(Allen Griffin reviews the new album by Detroit’s Child Bite.)
While the infamous D-Beat has become nearly ubiquitous in some corners of the Extreme Metal world, Punk’s influence doesn’t seem to extend much beyond that these days. Rarely does a Punk band emerge now who harkens back to the genre’s early pioneers and the sense of sonic experimentalism that drove them to create such fascinating music. Detroit’s Child Bite are doing their best to fix that with their new album Negative Noise, due out on Housecore Records on April 1st.
The most immediate comparison one might pick up on as Child Bite does their thing is Dead Kennedys, albeit with the kind of sonic abrasiveness suitable for modern times.
Vocalist Shawn Knight certainly possesses a deranged, melodic quality in his harsh declarations and is at least somewhat reminiscent of Jello Biafra. And the guitar work seems to be a bastard blend of DK’s East Bay Ray and Black Flag’s Greg Ginn.
The guitar at times displays an almost surf-like influence, reminiscent of not only the Dead Kennedys but also Dead and Gone, who utilize the effect to create a more haunting atmosphere. Yet Child Bite continuously filters all their Hardcore fury through a dizzying number of rhythmic left-turns, and at times the rhythm section seems to be the true glue that holds the group together.
But Child Bite are not merely a tribute to Punk’s early days. Their music is continuously surprising, full of unexpected moments of sonic pleasure. The group often take advantage of dynamics, allowing such songs as “Video Blood” and “Hectic Generation” moments to breathe between the bursts of chaos, even if the effect is achieved just through a well-placed guitar arpeggio. At other times, they sucker-punch the listener with random moments of skronk and skree, the rhythm section always laying down a solid bedrock that allows the guitar the ability to go off-script.

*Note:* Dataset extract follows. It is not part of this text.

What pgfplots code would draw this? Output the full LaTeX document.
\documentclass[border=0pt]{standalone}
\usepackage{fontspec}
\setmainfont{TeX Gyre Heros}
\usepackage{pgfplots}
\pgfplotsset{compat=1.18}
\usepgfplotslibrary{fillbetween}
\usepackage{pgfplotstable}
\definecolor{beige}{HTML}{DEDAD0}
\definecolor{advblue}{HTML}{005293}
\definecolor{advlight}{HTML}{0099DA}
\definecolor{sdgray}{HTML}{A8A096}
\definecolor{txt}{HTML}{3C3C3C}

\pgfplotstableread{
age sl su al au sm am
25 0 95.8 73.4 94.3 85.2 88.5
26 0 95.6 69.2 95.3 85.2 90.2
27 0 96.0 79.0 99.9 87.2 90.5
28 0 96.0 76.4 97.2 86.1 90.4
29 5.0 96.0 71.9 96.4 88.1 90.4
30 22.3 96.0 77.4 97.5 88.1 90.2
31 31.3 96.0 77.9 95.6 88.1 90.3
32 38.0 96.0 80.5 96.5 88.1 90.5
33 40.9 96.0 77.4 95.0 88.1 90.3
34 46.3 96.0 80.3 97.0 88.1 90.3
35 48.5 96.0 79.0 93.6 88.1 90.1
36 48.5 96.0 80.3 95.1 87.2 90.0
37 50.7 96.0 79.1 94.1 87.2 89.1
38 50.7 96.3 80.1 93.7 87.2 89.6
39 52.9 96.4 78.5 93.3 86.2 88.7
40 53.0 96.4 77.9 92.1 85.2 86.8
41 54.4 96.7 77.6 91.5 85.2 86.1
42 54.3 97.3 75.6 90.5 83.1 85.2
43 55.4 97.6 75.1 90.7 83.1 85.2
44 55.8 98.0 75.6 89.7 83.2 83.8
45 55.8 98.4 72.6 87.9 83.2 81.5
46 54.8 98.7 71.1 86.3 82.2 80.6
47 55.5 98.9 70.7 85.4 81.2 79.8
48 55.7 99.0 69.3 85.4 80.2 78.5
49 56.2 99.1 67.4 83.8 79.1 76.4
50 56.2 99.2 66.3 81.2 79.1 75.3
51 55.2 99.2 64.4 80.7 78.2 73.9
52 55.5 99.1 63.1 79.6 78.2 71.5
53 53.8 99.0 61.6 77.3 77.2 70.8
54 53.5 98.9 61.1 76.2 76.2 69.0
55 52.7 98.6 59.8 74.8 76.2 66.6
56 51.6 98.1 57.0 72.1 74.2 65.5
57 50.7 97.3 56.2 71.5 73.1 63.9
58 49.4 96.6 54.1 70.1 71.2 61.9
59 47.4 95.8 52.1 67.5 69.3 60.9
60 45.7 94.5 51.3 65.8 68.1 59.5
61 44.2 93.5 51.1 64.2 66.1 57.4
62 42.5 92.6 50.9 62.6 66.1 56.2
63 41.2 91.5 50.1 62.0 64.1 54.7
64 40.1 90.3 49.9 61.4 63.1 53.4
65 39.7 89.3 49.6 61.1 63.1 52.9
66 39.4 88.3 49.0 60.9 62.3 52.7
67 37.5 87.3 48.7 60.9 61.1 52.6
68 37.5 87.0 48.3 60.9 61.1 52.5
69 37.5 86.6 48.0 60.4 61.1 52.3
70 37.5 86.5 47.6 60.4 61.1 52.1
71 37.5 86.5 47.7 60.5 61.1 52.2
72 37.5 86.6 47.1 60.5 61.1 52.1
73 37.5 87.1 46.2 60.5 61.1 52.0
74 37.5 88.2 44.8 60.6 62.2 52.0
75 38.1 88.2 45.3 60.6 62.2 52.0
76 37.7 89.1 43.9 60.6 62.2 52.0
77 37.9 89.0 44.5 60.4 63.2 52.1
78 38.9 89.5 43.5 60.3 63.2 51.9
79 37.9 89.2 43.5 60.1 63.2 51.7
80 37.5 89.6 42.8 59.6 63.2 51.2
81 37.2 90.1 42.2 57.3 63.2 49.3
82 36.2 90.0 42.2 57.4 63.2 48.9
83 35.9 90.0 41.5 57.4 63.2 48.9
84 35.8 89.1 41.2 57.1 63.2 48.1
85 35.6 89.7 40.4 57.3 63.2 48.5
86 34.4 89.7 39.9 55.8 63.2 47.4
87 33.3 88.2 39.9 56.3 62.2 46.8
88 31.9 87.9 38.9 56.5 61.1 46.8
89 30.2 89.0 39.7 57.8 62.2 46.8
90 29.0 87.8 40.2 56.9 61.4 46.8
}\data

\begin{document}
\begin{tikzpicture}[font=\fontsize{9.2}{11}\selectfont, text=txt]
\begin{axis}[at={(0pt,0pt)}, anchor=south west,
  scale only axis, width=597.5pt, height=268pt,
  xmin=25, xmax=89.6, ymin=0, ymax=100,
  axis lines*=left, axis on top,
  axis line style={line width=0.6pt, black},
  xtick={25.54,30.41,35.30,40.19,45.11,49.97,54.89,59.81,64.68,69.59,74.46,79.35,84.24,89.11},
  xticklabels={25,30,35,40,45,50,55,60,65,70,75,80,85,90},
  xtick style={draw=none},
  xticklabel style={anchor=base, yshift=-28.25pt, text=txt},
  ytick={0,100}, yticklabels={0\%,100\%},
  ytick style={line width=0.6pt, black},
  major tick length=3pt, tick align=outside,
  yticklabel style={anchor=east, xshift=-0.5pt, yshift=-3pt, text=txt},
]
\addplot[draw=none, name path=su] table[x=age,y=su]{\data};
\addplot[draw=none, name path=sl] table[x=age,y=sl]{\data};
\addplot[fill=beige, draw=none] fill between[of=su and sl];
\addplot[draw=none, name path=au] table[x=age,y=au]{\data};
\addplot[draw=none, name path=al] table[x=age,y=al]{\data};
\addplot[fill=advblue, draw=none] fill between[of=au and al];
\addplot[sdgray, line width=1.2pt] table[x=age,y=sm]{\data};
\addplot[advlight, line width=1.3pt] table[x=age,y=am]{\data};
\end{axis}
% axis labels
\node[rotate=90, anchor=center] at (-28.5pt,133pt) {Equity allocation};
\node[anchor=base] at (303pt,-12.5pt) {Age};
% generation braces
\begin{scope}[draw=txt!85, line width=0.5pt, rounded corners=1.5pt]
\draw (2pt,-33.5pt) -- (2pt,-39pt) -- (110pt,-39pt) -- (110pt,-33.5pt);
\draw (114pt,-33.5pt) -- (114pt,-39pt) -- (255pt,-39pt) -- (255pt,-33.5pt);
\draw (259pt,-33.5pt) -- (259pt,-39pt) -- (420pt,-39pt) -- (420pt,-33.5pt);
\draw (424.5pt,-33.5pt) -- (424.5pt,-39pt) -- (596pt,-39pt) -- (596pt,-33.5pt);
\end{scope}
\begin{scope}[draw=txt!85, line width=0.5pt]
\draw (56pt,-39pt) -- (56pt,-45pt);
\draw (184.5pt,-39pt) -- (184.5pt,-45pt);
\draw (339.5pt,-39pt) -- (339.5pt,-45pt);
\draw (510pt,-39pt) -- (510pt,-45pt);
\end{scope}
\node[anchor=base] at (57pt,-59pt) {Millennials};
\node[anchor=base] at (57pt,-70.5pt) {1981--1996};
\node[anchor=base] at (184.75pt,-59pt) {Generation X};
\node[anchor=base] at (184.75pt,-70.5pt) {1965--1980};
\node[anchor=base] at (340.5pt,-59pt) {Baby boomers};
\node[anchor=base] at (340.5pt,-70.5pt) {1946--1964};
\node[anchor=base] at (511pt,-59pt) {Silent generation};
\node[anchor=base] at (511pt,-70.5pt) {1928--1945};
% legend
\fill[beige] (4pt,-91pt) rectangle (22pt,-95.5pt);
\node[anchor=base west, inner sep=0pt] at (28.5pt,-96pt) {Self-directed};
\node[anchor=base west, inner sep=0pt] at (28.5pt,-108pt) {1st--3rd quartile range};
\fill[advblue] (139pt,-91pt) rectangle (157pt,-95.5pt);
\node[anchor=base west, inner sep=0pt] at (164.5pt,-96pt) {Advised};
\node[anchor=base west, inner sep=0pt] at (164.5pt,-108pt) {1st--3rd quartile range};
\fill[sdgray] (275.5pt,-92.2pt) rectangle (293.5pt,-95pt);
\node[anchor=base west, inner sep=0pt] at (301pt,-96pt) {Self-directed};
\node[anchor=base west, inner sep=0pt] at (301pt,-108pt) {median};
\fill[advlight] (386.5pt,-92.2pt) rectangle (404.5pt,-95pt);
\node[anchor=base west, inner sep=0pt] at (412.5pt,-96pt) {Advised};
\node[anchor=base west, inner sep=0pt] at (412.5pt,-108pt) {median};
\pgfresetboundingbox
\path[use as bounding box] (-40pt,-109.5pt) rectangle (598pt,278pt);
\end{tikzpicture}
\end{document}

Probably the most striking feature about Negative Noise, though, is the unpretentious yet top-notch musicianship. Every instrument functions independently, but the group is certainly a sum greater than its parts. The barrage of the music may lead the listener to overlook all the impressive guitar and bass runs peppered throughout each and every song. The drums hammer out the most hairpin turns with utmost precision, and the vocals never seem to lose their way during the assaults.
Child Bite are a veteran band, having been around since 2005, performing live and recording quite prolifically throughout their history. The experience shows. They are masters of their own sound and all the elements that go into it. Negative Noise possesses a brilliance and individuality all its own and is a refreshing breath of fetid air in an era saturated with a D-Beat-only approach to Punk and Hardcore.
Negative Noise was produced by Phil Anselmo and will be released on April 1 by Housecore Records.